**Material for this exercise:**

-- start --

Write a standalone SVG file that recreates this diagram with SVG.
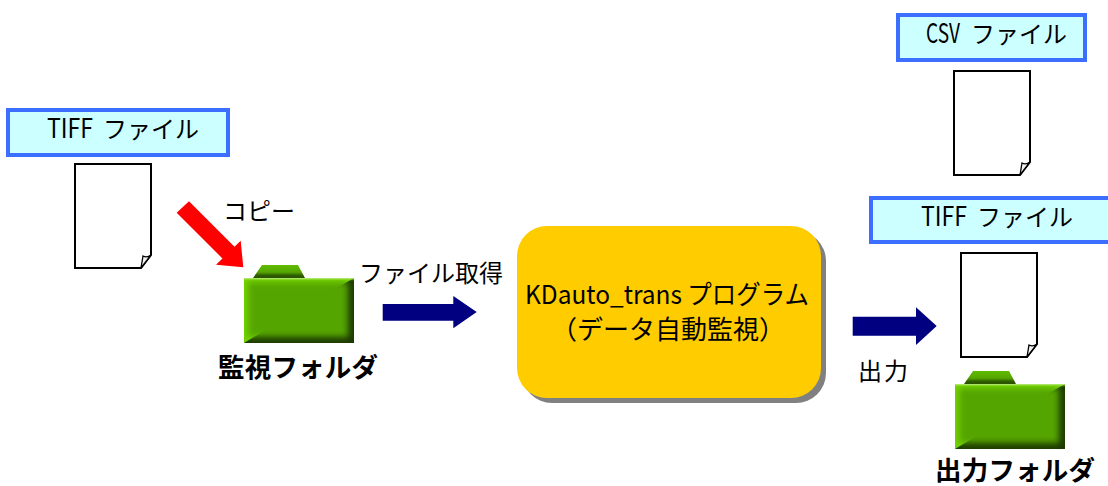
<svg xmlns="http://www.w3.org/2000/svg" xmlns:xlink="http://www.w3.org/1999/xlink" width="1108" height="486" viewBox="0 0 1108 486">
<style>
text{font-family:"Noto Sans CJK JP","Liberation Sans",sans-serif;fill:#000}
.lbl{fill:#ccffff;stroke:#3c6eff;stroke-width:4}
.doc{fill:#fff;stroke:#000;stroke-width:2;stroke-linejoin:miter}
.fold{fill:#f2f2f2;stroke:#000;stroke-width:1.3}
.t23{font-size:24px}
.lat{font-size:27px}
.t24{font-size:24px}
.t26{font-size:26px}
.b26{font-size:26.5px;font-weight:700}
</style>
<defs>
<filter id="soft" x="-30%" y="-30%" width="160%" height="160%"><feGaussianBlur stdDeviation="3"/></filter>
<clipPath id="bodyclip"><rect x="0" y="13" width="110" height="65"/></clipPath>
<linearGradient id="gtab" x1="0" x2="0" y1="0" y2="1"><stop offset="0" stop-color="#60bc00"/><stop offset=".55" stop-color="#55a500"/><stop offset=".8" stop-color="#2f5c00"/><stop offset="1" stop-color="#2a5200"/></linearGradient>
<linearGradient id="gt" x1="0" x2="0" y1="0" y2="1"><stop offset="0" stop-color="#c4ee90"/><stop offset="1" stop-color="#7ad800" stop-opacity="0"/></linearGradient>
<g id="folder">
<path d="M9 13 L18 0 H54 L61 13 Z" fill="url(#gtab)"/>
<g clip-path="url(#bodyclip)">
<rect x="0" y="13" width="110" height="65" fill="#74d400"/>
<polygon points="110,13 110,78 0,78 55,45" fill="#1d3a00"/>
<rect x="4" y="17" width="100" height="55" fill="#55a500" filter="url(#soft)"/>
<rect x="0" y="13" width="110" height="3" fill="url(#gt)"/>
</g>
</g>
<g id="doc">
<path class="doc" d="M0 0 H76 V91 L66 104 H0 Z"/>
<path class="fold" d="M66 104 L68 92 Q72 94 76 91 Z"/>
</g>
</defs>

<g id="connectors">
<polygon id="copy-arrow" points="189,201.3 234.5,246.8 240.7,240.7 243.3,267.3 216,264.7 222.5,258.5 176.7,212.7" fill="#ff0000"/>
<polygon id="get-arrow" points="382.7,304 453.3,304 453.3,296 476.7,312 453.3,328.3 453.3,320.7 382.7,320.7" fill="#000080"/>
<polygon id="out-arrow" points="852.7,316.7 916,316.7 916,307.3 936.7,326 916,345 916,335.7 852.7,335.7" fill="#000080"/>
</g>

<g id="tiff-label-left">
<rect class="lbl" x="8" y="110" width="220" height="45"/>
<text class="t23" x="47" y="138"><tspan class="lat" textLength="46" lengthAdjust="spacingAndGlyphs">TIFF</tspan><tspan x="103">ファイル</tspan></text>
</g>
<g id="tiff-doc-left"><use href="#doc" x="75" y="164"/></g>
<g id="copy-label"><text class="t24" x="223" y="220" textLength="72">コピー</text></g>
<g id="watch-folder">
<use href="#folder" x="244" y="265"/>
<text class="b26" x="218" y="377" textLength="160">監視フォルダ</text>
</g>
<g id="get-label"><text class="t24" x="359" y="282" textLength="144">ファイル取得</text></g>
<g id="program">
<rect x="522" y="231" width="304" height="172" rx="30" fill="#808080"/>
<rect x="517" y="226" width="304" height="172" rx="30" fill="#ffcc00"/>
<text class="t26" x="525" y="304" textLength="284" lengthAdjust="spacingAndGlyphs">KDauto_trans プログラム</text>
<text class="t26" x="668" y="339" text-anchor="middle">（データ自動監視）</text>
</g>
<g id="csv-label">
<rect class="lbl" x="898" y="15" width="187" height="45"/>
<text class="t23" x="926" y="43"><tspan class="lat" textLength="34" lengthAdjust="spacingAndGlyphs">CSV</tspan><tspan x="971">ファイル</tspan></text>
</g>
<g id="csv-doc"><use href="#doc" x="954" y="71"/></g>
<g id="tiff-label-right">
<rect class="lbl" x="871" y="198" width="240" height="44"/>
<text class="t23" x="921" y="226"><tspan class="lat" textLength="46" lengthAdjust="spacingAndGlyphs">TIFF</tspan><tspan x="977">ファイル</tspan></text>
</g>
<g id="tiff-doc-right"><use href="#doc" x="961" y="253"/></g>
<g id="out-label"><text class="t24" x="858" y="380" textLength="50">出力</text></g>
<g id="out-folder">
<use href="#folder" x="955" y="371"/>
<text class="b26" x="935" y="480" textLength="160">出力フォルダ</text>
</g>
</svg>
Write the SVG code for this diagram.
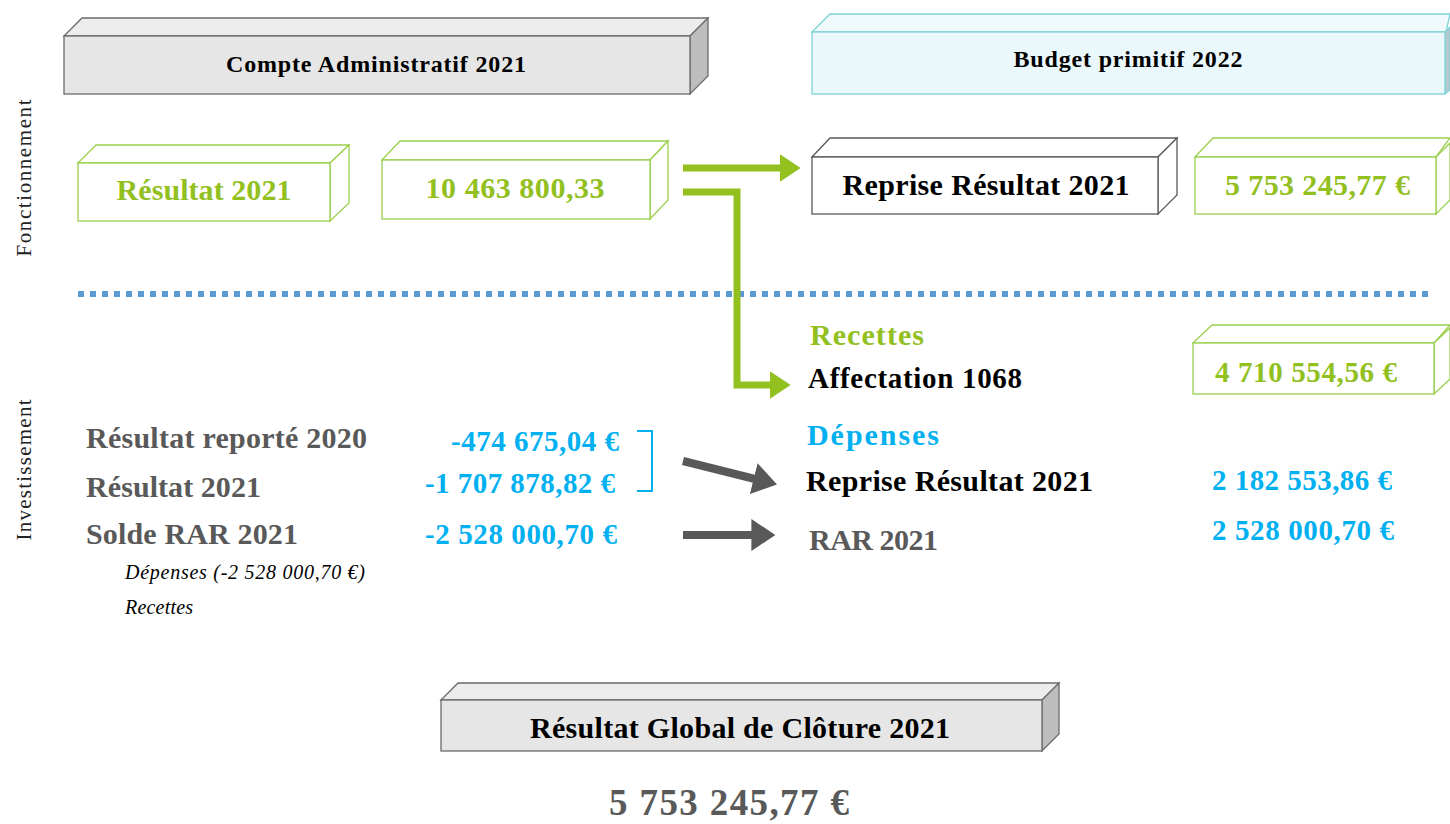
<svg xmlns="http://www.w3.org/2000/svg" width="1450" height="824" viewBox="0 0 1450 824">
<defs>
<style>
text{font-family:"Liberation Serif","DejaVu Serif",serif;font-weight:bold}
.g{fill:#92c01f}.b{fill:#00b0f0}.k{fill:#000}.d{fill:#595959}
.gb{fill:#fff;stroke:#9bd04f;stroke-width:1.3}
.hb{fill:#e6e6e6;stroke:#6b6b6b;stroke-width:1.3}
.hbt{fill:#ededed;stroke:#6b6b6b;stroke-width:1.3}
.hbs{fill:#bdbdbd;stroke:#6b6b6b;stroke-width:1.3}
.cb{fill:#eaf8fc;stroke:#7dd3d6;stroke-width:1.3}
.cbt{fill:#f0fafd;stroke:#7dd3d6;stroke-width:1.3}
.cbs{fill:#b9c8cf;stroke:#7dd3d6;stroke-width:1.3}
.kb{fill:#fff;stroke:#595959;stroke-width:1.3}
.side{font-weight:normal;font-size:21px;fill:#222}
.it{font-weight:normal;font-style:italic;font-size:20px;fill:#000}
</style>
<marker id="ag" markerWidth="4" markerHeight="4" refX="1.2" refY="2" orient="auto" markerUnits="strokeWidth"><path d="M0,0 L3,2 L0,4 Z" fill="#92c01f"/></marker>
<marker id="ad" markerWidth="4" markerHeight="4" refX="1.2" refY="2" orient="auto" markerUnits="strokeWidth"><path d="M0,0 L3,2 L0,4 Z" fill="#595959"/></marker>
</defs>

<g id="side-labels">
<text class="side" transform="translate(31,178) rotate(-90)" text-anchor="middle" textLength="157">Fonctionnement</text>
<text class="side" transform="translate(31,470) rotate(-90)" text-anchor="middle" textLength="141">Investissement</text>
</g>

<g id="hdr-ca">
<path class="hbt" d="M64,36 L82,18 L708,18 L690,36 Z"/>
<path class="hbs" d="M690,36 L708,18 L708,76 L690,94 Z"/>
<rect class="hb" x="64" y="36" width="626" height="58"/>
<text x="376" y="72" text-anchor="middle" font-size="24" textLength="300" class="k">Compte Administratif 2021</text>
</g>

<g id="hdr-bp">
<path class="cbt" d="M812,32 L830,14 L1450,14 L1446,32 Z"/>
<path class="cbs" d="M1445,32 L1450,27 L1450,90 L1445,94 Z"/>
<rect class="cb" x="812" y="32" width="633" height="62"/>
<text x="1128" y="67" text-anchor="middle" font-size="24" textLength="229" class="k">Budget primitif 2022</text>
</g>

<g id="f-resultat">
<path class="gb" d="M78,163 L96,145 L349,145 L330,163 Z"/>
<path class="gb" d="M330,163 L349,145 L349,203 L330,221 Z"/>
<rect class="gb" x="78" y="163" width="252" height="58"/>
<text x="204" y="200" text-anchor="middle" font-size="30" textLength="175" class="g">Résultat 2021</text>
</g>

<g id="f-montant">
<path class="gb" d="M382,160 L400,141 L668,141 L650,160 Z"/>
<path class="gb" d="M650,160 L668,141 L668,200 L650,219 Z"/>
<rect class="gb" x="382" y="160" width="268" height="59"/>
<text x="515" y="198" text-anchor="middle" font-size="30" textLength="179" class="g">10 463 800,33</text>
</g>

<g id="bp-reprise">
<path class="kb" d="M812,157 L830,138 L1177,138 L1158,157 Z"/>
<path class="kb" d="M1158,157 L1177,138 L1177,195 L1158,214 Z"/>
<rect class="kb" x="812" y="157" width="346" height="57"/>
<text x="986" y="195" text-anchor="middle" font-size="30" textLength="287" class="k">Reprise Résultat 2021</text>
</g>

<g id="bp-montant-f">
<path class="gb" d="M1195,157 L1213,138 L1450,138 L1436,157 Z"/>
<path class="gb" d="M1436,157 L1450,143 L1450,200 L1436,214 Z"/>
<rect class="gb" x="1195" y="157" width="241" height="57"/>
<text x="1225" y="195" font-size="30" textLength="185" class="g">5 753 245,77 €</text>
</g>

<g id="separator">
<line x1="78" y1="294" x2="1432" y2="294" stroke="#5b9bd5" stroke-width="6" stroke-dasharray="6,6"/>
</g>

<g id="inv-recettes">
<text x="810" y="345" font-size="30" textLength="114" class="g">Recettes</text>
<text x="808" y="388" font-size="29" textLength="214" class="k">Affectation 1068</text>
</g>

<g id="bp-montant-1068">
<path class="gb" d="M1193,343 L1212,325 L1450,325 L1434,343 Z"/>
<path class="gb" d="M1434,343 L1450,328 L1450,379 L1434,394 Z"/>
<rect class="gb" x="1193" y="343" width="241" height="51"/>
<text x="1215" y="382" font-size="29" textLength="182" class="g">4 710 554,56 €</text>
</g>

<g id="inv-ca">
<text x="86" y="448" font-size="30" textLength="281" class="d">Résultat reporté 2020</text>
<text x="86" y="497" font-size="30" textLength="175" class="d">Résultat 2021</text>
<text x="86" y="544" font-size="30" textLength="212" class="d">Solde RAR 2021</text>
<text x="451" y="451" font-size="29" textLength="168" class="b">-474 675,04 €</text>
<text x="425" y="493" font-size="29" textLength="190" class="b">-1 707 878,82 €</text>
<text x="425" y="544" font-size="29" textLength="192" class="b">-2 528 000,70 €</text>
<path d="M637,431 L652,431 L652,491 L637,491" fill="none" stroke="#00b0f0" stroke-width="2"/>
<text x="125" y="579" textLength="240" class="it">Dépenses (-2 528 000,70 €)</text>
<text x="125" y="614" textLength="68" class="it">Recettes</text>
</g>

<g id="inv-bp">
<text x="807" y="445" font-size="30" textLength="132" class="b">Dépenses</text>
<text x="806" y="491" font-size="30" textLength="287" class="k">Reprise Résultat 2021</text>
<text x="809" y="550" font-size="30" textLength="129" class="d">RAR 2021</text>
<text x="1212" y="490" font-size="29" textLength="180" class="b">2 182 553,86 €</text>
<text x="1212" y="540" font-size="29" textLength="182" class="b">2 528 000,70 €</text>
</g>

<g id="connectors">
<path d="M683,168 L788,168" fill="none" stroke="#92c01f" stroke-width="7" marker-end="url(#ag)"/>
<path d="M683,192 L737,192 L737,385 L778,385" fill="none" stroke="#92c01f" stroke-width="7" marker-end="url(#ag)"/>
<path d="M683,461 L763,481" fill="none" stroke="#595959" stroke-width="8" marker-end="url(#ad)"/>
<path d="M683,535 L761,535" fill="none" stroke="#595959" stroke-width="8" marker-end="url(#ad)"/>
</g>

<g id="global">
<path class="hbt" d="M441,700 L458,683 L1059,683 L1042,700 Z"/>
<path class="hbs" d="M1042,700 L1059,683 L1059,734 L1042,751 Z"/>
<rect class="hb" x="441" y="700" width="601" height="51"/>
<text x="740" y="738" text-anchor="middle" font-size="30" textLength="420" class="k">Résultat Global de Clôture 2021</text>
<text x="729" y="815" text-anchor="middle" font-size="37" textLength="240" class="d">5 753 245,77 €</text>
</g>
</svg>
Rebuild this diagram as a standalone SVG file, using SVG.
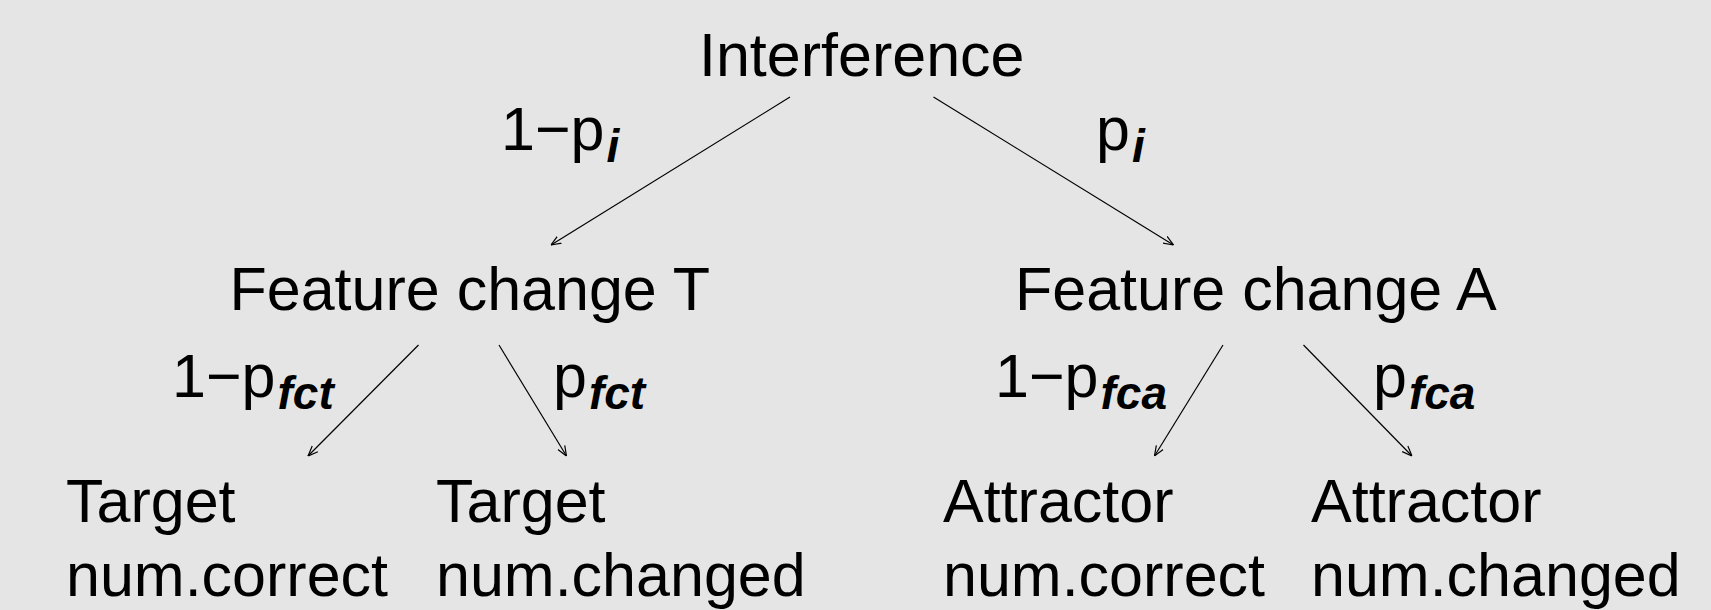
<svg xmlns="http://www.w3.org/2000/svg" width="1711" height="610" viewBox="0 0 1711 610">
  <defs>
    <marker id="arrow" viewBox="0 0 10 10" refX="10" refY="5" markerWidth="10" markerHeight="10" markerUnits="userSpaceOnUse" orient="auto">
      <path d="M0,1 L10,5 L0,9" fill="none" stroke="#000" stroke-width="1.2"/>
    </marker>
    <style>
      text { font-family: "Liberation Sans", Arial, Helvetica, sans-serif; font-size: 61px; fill: #000; }
      .sub { font-size: 46px; font-weight: bold; font-style: italic; }
      .edge { stroke: #000; stroke-width: 1.2; fill: none; marker-end: url(#arrow); }
    </style>
  </defs>
  <rect width="1711" height="610" fill="#e5e5e5"/>

  <g id="connectors">
    <line class="edge" x1="790" y1="97" x2="551" y2="245"/>
    <line class="edge" x1="933.5" y1="97" x2="1173.5" y2="245"/>
    <line class="edge" x1="418.5" y1="345" x2="308" y2="456"/>
    <line class="edge" x1="499" y1="345" x2="566.5" y2="456"/>
    <line class="edge" x1="1223" y1="345" x2="1154.5" y2="456"/>
    <line class="edge" x1="1303.5" y1="345" x2="1412" y2="456"/>
  </g>

  <g id="edge-labels">
    <text x="501" y="150">1−p<tspan class="sub" dx="2" dy="12">i</tspan></text>
    <text x="1096" y="150">p<tspan class="sub" dx="2" dy="12">i</tspan></text>
    <text x="172" y="397">1−p<tspan class="sub" dx="2" dy="12">fct</tspan></text>
    <text x="553" y="397">p<tspan class="sub" dx="2" dy="12">fct</tspan></text>
    <text x="995" y="397">1−p<tspan class="sub" dx="2" dy="12">fca</tspan></text>
    <text x="1373" y="397">p<tspan class="sub" dx="2" dy="12">fca</tspan></text>
  </g>

  <g id="interference">
    <text x="699" y="76">Interference</text>
  </g>
  <g id="feature-change-t">
    <text x="229.5" y="310">Feature change T</text>
  </g>
  <g id="feature-change-a">
    <text x="1015" y="310">Feature change A</text>
  </g>
  <g id="target-correct">
    <text x="66" y="522">Target</text>
    <text x="66" y="596">num.correct</text>
  </g>
  <g id="target-changed">
    <text x="436" y="522">Target</text>
    <text x="436" y="596">num.changed</text>
  </g>
  <g id="attractor-correct">
    <text x="943" y="522">Attractor</text>
    <text x="943" y="596">num.correct</text>
  </g>
  <g id="attractor-changed">
    <text x="1311" y="522">Attractor</text>
    <text x="1311" y="596">num.changed</text>
  </g>
</svg>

-- end --

Return all lines containing the word "file".

Write a standalone SVG file that recreates this diagram with SVG.
Rebuild this diagram as a standalone SVG file, using SVG.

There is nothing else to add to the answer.